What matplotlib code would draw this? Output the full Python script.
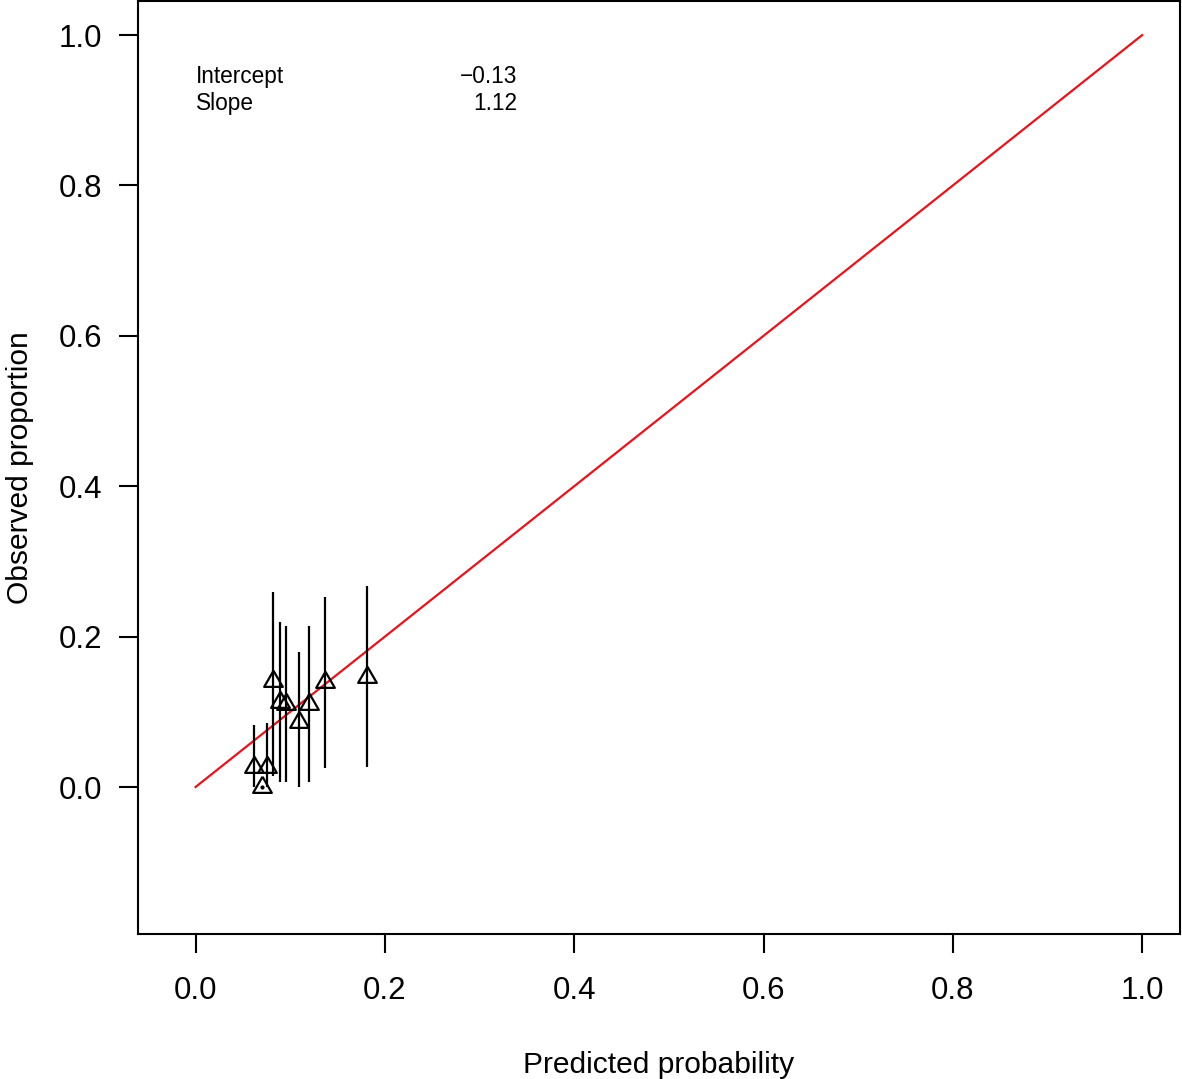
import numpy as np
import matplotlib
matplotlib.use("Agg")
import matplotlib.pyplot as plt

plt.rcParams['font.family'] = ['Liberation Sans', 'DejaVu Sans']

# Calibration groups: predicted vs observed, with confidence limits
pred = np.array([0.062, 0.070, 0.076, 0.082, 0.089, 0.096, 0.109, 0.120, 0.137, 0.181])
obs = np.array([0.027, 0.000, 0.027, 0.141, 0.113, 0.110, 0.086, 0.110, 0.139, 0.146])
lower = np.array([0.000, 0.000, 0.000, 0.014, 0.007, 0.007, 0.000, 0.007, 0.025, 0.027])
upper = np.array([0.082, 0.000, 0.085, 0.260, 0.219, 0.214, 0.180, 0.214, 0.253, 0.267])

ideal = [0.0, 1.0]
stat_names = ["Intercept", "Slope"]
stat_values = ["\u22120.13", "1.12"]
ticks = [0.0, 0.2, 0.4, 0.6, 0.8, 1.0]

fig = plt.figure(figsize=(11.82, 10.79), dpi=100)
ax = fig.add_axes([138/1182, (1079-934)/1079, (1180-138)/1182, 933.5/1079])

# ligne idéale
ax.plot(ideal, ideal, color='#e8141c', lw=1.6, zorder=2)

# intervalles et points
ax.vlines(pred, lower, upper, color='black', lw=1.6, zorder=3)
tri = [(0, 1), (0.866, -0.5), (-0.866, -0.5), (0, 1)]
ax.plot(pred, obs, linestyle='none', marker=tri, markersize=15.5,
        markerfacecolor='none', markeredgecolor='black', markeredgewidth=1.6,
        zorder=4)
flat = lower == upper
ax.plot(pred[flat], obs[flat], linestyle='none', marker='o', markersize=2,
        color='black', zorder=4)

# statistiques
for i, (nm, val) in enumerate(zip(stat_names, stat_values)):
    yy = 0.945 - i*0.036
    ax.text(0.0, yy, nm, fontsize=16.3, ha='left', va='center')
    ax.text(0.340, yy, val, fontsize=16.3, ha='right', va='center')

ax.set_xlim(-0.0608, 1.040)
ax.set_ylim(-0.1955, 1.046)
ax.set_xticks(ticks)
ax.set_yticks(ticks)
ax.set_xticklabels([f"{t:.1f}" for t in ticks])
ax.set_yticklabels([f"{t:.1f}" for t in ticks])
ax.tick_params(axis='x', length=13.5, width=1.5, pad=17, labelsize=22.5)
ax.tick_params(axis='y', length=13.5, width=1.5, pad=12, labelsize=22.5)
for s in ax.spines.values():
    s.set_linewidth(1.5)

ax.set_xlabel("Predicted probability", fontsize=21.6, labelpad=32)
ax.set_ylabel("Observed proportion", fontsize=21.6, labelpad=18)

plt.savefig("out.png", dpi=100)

Task details: Copy the listing over exactly, skipping the pictures it holds.

The reply:
What matplotlib code would draw this? Output the full Python script.
import numpy as np
import matplotlib
matplotlib.use("Agg")
import matplotlib.pyplot as plt

plt.rcParams['font.family'] = ['Liberation Sans', 'DejaVu Sans']

# Calibration groups: predicted vs observed, with confidence limits
pred = np.array([0.062, 0.070, 0.076, 0.082, 0.089, 0.096, 0.109, 0.120, 0.137, 0.181])
obs = np.array([0.027, 0.000, 0.027, 0.141, 0.113, 0.110, 0.086, 0.110, 0.139, 0.146])
lower = np.array([0.000, 0.000, 0.000, 0.014, 0.007, 0.007, 0.000, 0.007, 0.025, 0.027])
upper = np.array([0.082, 0.000, 0.085, 0.260, 0.219, 0.214, 0.180, 0.214, 0.253, 0.267])

ideal = [0.0, 1.0]
stat_names = ["Intercept", "Slope"]
stat_values = ["\u22120.13", "1.12"]
ticks = [0.0, 0.2, 0.4, 0.6, 0.8, 1.0]

fig = plt.figure(figsize=(11.82, 10.79), dpi=100)
ax = fig.add_axes([138/1182, (1079-934)/1079, (1180-138)/1182, 933.5/1079])

# ligne idéale
ax.plot(ideal, ideal, color='#e8141c', lw=1.6, zorder=2)

# intervalles et points
ax.vlines(pred, lower, upper, color='black', lw=1.6, zorder=3)
tri = [(0, 1), (0.866, -0.5), (-0.866, -0.5), (0, 1)]
ax.plot(pred, obs, linestyle='none', marker=tri, markersize=15.5,
        markerfacecolor='none', markeredgecolor='black', markeredgewidth=1.6,
        zorder=4)
flat = lower == upper
ax.plot(pred[flat], obs[flat], linestyle='none', marker='o', markersize=2,
        color='black', zorder=4)

# statistiques
for i, (nm, val) in enumerate(zip(stat_names, stat_values)):
    yy = 0.945 - i*0.036
    ax.text(0.0, yy, nm, fontsize=16.3, ha='left', va='center')
    ax.text(0.340, yy, val, fontsize=16.3, ha='right', va='center')

ax.set_xlim(-0.0608, 1.040)
ax.set_ylim(-0.1955, 1.046)
ax.set_xticks(ticks)
ax.set_yticks(ticks)
ax.set_xticklabels([f"{t:.1f}" for t in ticks])
ax.set_yticklabels([f"{t:.1f}" for t in ticks])
ax.tick_params(axis='x', length=13.5, width=1.5, pad=17, labelsize=22.5)
ax.tick_params(axis='y', length=13.5, width=1.5, pad=12, labelsize=22.5)
for s in ax.spines.values():
    s.set_linewidth(1.5)

ax.set_xlabel("Predicted probability", fontsize=21.6, labelpad=32)
ax.set_ylabel("Observed proportion", fontsize=21.6, labelpad=18)

plt.savefig("out.png", dpi=100)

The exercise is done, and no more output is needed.